### Data
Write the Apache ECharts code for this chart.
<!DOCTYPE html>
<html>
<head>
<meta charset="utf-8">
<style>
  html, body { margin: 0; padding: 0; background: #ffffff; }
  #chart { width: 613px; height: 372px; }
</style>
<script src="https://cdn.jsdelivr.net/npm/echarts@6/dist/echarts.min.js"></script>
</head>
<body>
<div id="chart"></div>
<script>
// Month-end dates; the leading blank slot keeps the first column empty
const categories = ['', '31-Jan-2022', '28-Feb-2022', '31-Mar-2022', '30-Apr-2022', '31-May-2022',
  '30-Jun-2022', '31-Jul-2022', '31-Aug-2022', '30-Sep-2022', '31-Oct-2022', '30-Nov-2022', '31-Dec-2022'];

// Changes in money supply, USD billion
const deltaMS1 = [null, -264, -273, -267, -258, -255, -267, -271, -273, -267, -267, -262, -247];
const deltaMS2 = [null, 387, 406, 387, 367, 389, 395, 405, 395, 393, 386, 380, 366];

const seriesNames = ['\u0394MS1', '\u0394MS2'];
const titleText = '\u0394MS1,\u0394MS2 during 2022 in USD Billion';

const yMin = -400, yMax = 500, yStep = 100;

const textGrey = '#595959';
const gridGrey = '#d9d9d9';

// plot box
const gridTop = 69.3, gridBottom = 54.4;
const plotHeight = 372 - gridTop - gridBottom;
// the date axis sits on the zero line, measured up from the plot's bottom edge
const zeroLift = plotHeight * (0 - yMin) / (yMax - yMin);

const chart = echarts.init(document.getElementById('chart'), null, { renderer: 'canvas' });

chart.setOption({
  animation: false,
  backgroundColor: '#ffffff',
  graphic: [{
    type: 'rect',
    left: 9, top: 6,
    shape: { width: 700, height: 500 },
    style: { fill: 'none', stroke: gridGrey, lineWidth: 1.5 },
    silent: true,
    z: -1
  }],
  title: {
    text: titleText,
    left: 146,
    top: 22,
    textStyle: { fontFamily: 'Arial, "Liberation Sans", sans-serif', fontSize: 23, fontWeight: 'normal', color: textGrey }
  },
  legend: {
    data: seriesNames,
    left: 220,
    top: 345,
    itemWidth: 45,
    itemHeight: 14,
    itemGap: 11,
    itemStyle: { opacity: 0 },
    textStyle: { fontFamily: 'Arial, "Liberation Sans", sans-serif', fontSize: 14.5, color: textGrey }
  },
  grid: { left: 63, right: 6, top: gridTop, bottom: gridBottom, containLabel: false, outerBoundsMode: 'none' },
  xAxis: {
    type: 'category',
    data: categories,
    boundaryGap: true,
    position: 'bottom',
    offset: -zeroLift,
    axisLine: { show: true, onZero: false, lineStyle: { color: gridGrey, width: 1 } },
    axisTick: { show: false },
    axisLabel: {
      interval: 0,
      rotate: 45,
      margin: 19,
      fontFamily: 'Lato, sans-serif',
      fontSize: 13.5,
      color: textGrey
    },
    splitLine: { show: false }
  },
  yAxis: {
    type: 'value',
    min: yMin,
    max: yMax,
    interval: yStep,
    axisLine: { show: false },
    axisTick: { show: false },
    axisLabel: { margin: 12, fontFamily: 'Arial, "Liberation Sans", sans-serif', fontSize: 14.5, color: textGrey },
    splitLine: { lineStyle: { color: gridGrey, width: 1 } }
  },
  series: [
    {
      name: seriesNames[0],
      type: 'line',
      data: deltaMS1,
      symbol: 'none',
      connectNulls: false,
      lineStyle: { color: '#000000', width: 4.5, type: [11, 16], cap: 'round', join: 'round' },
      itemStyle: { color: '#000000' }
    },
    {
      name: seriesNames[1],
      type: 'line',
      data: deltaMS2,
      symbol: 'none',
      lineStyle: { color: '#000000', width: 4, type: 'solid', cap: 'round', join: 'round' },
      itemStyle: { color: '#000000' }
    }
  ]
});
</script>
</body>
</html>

### Aim of the exercise
Print the material once more, exactly.

### Exercise response
Write the Apache ECharts code for this chart.
<!DOCTYPE html>
<html>
<head>
<meta charset="utf-8">
<style>
  html, body { margin: 0; padding: 0; background: #ffffff; }
  #chart { width: 613px; height: 372px; }
</style>
<script src="https://cdn.jsdelivr.net/npm/echarts@6/dist/echarts.min.js"></script>
</head>
<body>
<div id="chart"></div>
<script>
// Month-end dates; the leading blank slot keeps the first column empty
const categories = ['', '31-Jan-2022', '28-Feb-2022', '31-Mar-2022', '30-Apr-2022', '31-May-2022',
  '30-Jun-2022', '31-Jul-2022', '31-Aug-2022', '30-Sep-2022', '31-Oct-2022', '30-Nov-2022', '31-Dec-2022'];

// Changes in money supply, USD billion
const deltaMS1 = [null, -264, -273, -267, -258, -255, -267, -271, -273, -267, -267, -262, -247];
const deltaMS2 = [null, 387, 406, 387, 367, 389, 395, 405, 395, 393, 386, 380, 366];

const seriesNames = ['\u0394MS1', '\u0394MS2'];
const titleText = '\u0394MS1,\u0394MS2 during 2022 in USD Billion';

const yMin = -400, yMax = 500, yStep = 100;

const textGrey = '#595959';
const gridGrey = '#d9d9d9';

// plot box
const gridTop = 69.3, gridBottom = 54.4;
const plotHeight = 372 - gridTop - gridBottom;
// the date axis sits on the zero line, measured up from the plot's bottom edge
const zeroLift = plotHeight * (0 - yMin) / (yMax - yMin);

const chart = echarts.init(document.getElementById('chart'), null, { renderer: 'canvas' });

chart.setOption({
  animation: false,
  backgroundColor: '#ffffff',
  graphic: [{
    type: 'rect',
    left: 9, top: 6,
    shape: { width: 700, height: 500 },
    style: { fill: 'none', stroke: gridGrey, lineWidth: 1.5 },
    silent: true,
    z: -1
  }],
  title: {
    text: titleText,
    left: 146,
    top: 22,
    textStyle: { fontFamily: 'Arial, "Liberation Sans", sans-serif', fontSize: 23, fontWeight: 'normal', color: textGrey }
  },
  legend: {
    data: seriesNames,
    left: 220,
    top: 345,
    itemWidth: 45,
    itemHeight: 14,
    itemGap: 11,
    itemStyle: { opacity: 0 },
    textStyle: { fontFamily: 'Arial, "Liberation Sans", sans-serif', fontSize: 14.5, color: textGrey }
  },
  grid: { left: 63, right: 6, top: gridTop, bottom: gridBottom, containLabel: false, outerBoundsMode: 'none' },
  xAxis: {
    type: 'category',
    data: categories,
    boundaryGap: true,
    position: 'bottom',
    offset: -zeroLift,
    axisLine: { show: true, onZero: false, lineStyle: { color: gridGrey, width: 1 } },
    axisTick: { show: false },
    axisLabel: {
      interval: 0,
      rotate: 45,
      margin: 19,
      fontFamily: 'Lato, sans-serif',
      fontSize: 13.5,
      color: textGrey
    },
    splitLine: { show: false }
  },
  yAxis: {
    type: 'value',
    min: yMin,
    max: yMax,
    interval: yStep,
    axisLine: { show: false },
    axisTick: { show: false },
    axisLabel: { margin: 12, fontFamily: 'Arial, "Liberation Sans", sans-serif', fontSize: 14.5, color: textGrey },
    splitLine: { lineStyle: { color: gridGrey, width: 1 } }
  },
  series: [
    {
      name: seriesNames[0],
      type: 'line',
      data: deltaMS1,
      symbol: 'none',
      connectNulls: false,
      lineStyle: { color: '#000000', width: 4.5, type: [11, 16], cap: 'round', join: 'round' },
      itemStyle: { color: '#000000' }
    },
    {
      name: seriesNames[1],
      type: 'line',
      data: deltaMS2,
      symbol: 'none',
      lineStyle: { color: '#000000', width: 4, type: 'solid', cap: 'round', join: 'round' },
      itemStyle: { color: '#000000' }
    }
  ]
});
</script>
</body>
</html>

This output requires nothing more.